Dreaming out of the box

Dec 12, 2007 13:37

I keep thinking about all of these possibilities. Shiny ideas and possible futures “out there” that could be “here” if only I worked toward them. It used to be that these possibilities kind of freaked me out. There were too many, and the noise from all of them being out there was too great and distracted me from devoting my attention to almost anything.

I have always enjoyed dreaming about doing things more than actually doing them. I am a fantasy-maker. Although there are a few things I do that generally live up to my idea of how much pleasure I’ll obtain from doing them. For example, sewing, crafting, moving furniture, painting, playing with legos, irritating my dogs, and writing. Or maybe that, for some reason, before I embark on these types of tasks I’m not proleptically fantasizing. I will take more note, next time.

I used to think that my fantasies were slightly…unsanctioned. As a child I was told by many adults around me that I was a “dreamer” type, and I could tell by the tones of these adults’ voices that the “dreamer” type wasn’t something they thought was one-hundred-percent a good thing. This “dreamer” label worried them. I could see them asking-as if little strands of ticker tape were coming out their ears with their inner monologues typed on them in Courier font-“What will become of her?” And, “How will she survive?”

I’m still alive and I’m healthy, safe, and comfortable. I have acquired several of the big ticket items that establish people-in the eyes of other people-as an “adult.” I’ve received a great education and I’m employed, married, and I look okay. I’m also pretty happy, although I’m not sure that’s a metric for measuring one’s adult-ness. And I still daydream.

The negative dreaming / good life correlation is obviously debunked. But it’s still there.

Western culture is as much fascinated as afraid of dreams and the act of dreaming is at once something to research and fear. Freud tells us our dreams are secret codes, and, more and more, films, books, and art depict the tragic ends of those who stay too long in nebulous realms.
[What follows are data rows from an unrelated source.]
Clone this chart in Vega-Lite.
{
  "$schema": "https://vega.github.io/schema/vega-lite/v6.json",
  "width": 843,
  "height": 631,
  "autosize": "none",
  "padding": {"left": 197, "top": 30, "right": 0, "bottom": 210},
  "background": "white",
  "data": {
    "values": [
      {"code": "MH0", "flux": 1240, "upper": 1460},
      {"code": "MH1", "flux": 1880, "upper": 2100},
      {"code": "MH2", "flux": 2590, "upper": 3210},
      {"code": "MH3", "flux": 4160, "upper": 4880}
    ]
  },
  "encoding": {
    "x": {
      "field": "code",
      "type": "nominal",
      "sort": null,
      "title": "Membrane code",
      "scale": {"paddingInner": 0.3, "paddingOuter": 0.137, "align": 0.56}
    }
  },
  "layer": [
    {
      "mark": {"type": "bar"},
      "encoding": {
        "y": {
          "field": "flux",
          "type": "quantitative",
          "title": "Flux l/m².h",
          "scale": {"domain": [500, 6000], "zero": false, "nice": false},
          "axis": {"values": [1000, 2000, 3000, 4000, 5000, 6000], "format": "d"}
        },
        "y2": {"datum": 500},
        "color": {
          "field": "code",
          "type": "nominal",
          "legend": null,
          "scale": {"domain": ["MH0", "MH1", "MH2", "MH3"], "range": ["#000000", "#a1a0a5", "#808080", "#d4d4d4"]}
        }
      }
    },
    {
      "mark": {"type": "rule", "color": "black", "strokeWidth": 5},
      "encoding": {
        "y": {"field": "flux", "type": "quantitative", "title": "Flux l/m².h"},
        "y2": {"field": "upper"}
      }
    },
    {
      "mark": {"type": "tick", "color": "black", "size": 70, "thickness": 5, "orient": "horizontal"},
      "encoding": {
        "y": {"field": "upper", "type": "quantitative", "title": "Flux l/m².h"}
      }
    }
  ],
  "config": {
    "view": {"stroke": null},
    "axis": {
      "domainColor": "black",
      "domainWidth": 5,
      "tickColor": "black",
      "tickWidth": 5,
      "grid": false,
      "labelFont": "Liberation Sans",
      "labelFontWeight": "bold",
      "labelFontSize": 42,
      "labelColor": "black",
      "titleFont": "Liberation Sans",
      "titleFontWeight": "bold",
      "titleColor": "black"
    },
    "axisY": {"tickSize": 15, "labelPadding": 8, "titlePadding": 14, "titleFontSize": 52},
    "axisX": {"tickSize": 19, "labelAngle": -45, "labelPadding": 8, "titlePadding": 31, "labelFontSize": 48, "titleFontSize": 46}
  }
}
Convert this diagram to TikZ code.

Dreams are seductive precisely because they afford us that window into the dangerous: “What would happen if…?” But I’m a little afraid that dreaming is becoming something that only other people-film makers, authors, and artists-are allowed to do for us. We plebes in cubicles aren’t safe in dreamworld. We can only consume the dreams of others.

I rail against the notion that my dreams are somehow too dangerous for me to navigate. That I should not have a fantasy life, and that, instead, I should get up, shower, make myself presentable, go to work, leave work, go to the gym, go to the store, go home, walk the dog, watch an hour of prime time television, and go to bed only to do it all again the next day and do it in such a way that I focus each moment on tasks at hand. Any deviation from that focus requires I relish in a moment of shame-which I probably won’t confess to a sympathetic soul, later-in which I acknowledge that I haven’t maintained my focus as I should have. And, as a result of doing all of this for a few years, I grow slightly depressed and bored with my life and end up turning toward sanctioned methods of getting some excitement: buying things, enrolling in expensive classes that are structured and planned-just like my life, and further placing myself into other boxes even though it’s the box that suffocates me in the first place.

I’m messier than that. And I firmly believe that this is a good thing.